While BofA trimmed its real gross domestic product (GDP) growth forecast for China for this year to 8.0 per cent from 8.3 per cent, it reserved its biggest cut for 2022 to 5.3 per cent from 6.2 per cent. It also trimmed its 2023 outlook to 5.8 per cent from 6.0 per cent.

BofA’s cuts come as economic headwinds have been growing for China’s $14.5-trillion economy and reflect growing concern that Evergrande’s troubles could have a wide impact.

Recent weak data including retail sales and factory output also pointed towards a downturn in the country’s economy due to supply chain bottlenecks and COVID-19, after China posted a stellar recovery from the pandemic last year.

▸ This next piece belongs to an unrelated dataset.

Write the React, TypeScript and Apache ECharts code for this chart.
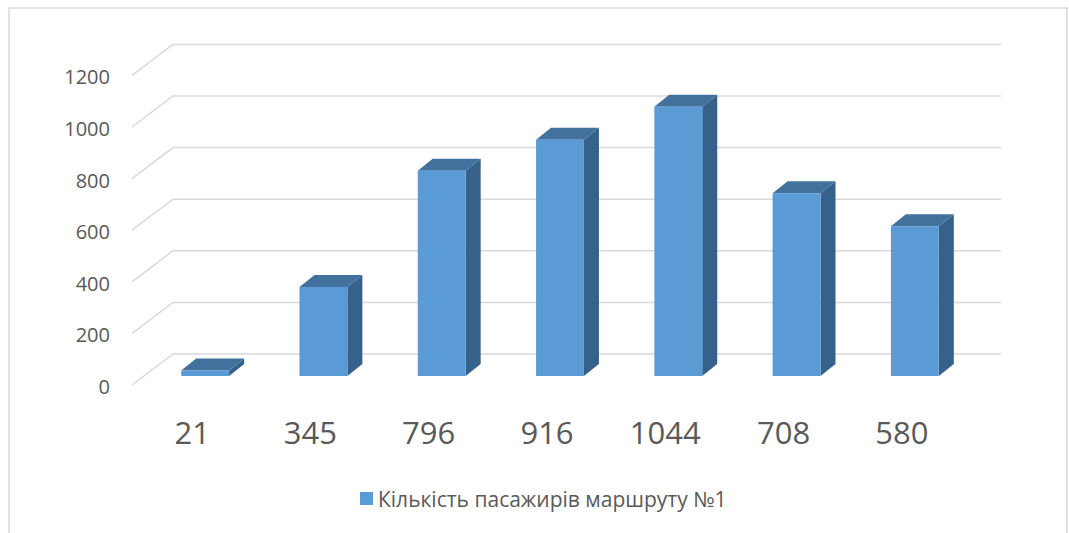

Standard Chartered and ING said last week they considered inadequate policy support as a major downside risk to their GDP forecasts and called for a 50 basis point cut to the central bank’s reserve requirement ratio in the fourth-quarter.

Goldman Sachs cautioned on Monday that further deterioration in the property market would challenge economic policies in 2022 unless China’s growth target was set much lower than 5 per cent-6 per cent.

China’s real estate sector, comprising about a quarter of the country’s economy, has been in the spotlight since the risk of debt-saddled Evergrande defaulting increased, with markets tanking on Monday over its repercussions.

Evergrande has total liabilities of $305-billion with two bond payments due this week, which it is unlikely to fulfill. Its total liability burden stands at less than 2 per cent of GDP, signalling Beijing is well placed to prevent a wider economic shock.

BofA said its base-case scenario of the ongoing problems at Evergrande is “there would be little spillover” effect on the property sector as a whole and financial markets if the government facilitates an orderly debt restructuring.

“Any further delay in policy response from the fourth quarter of 2021 to the first quarter of 2022 or mishandling of a major debtor default would potentially raise the risk of growth dislocation,” analysts at the investment bank said in a note.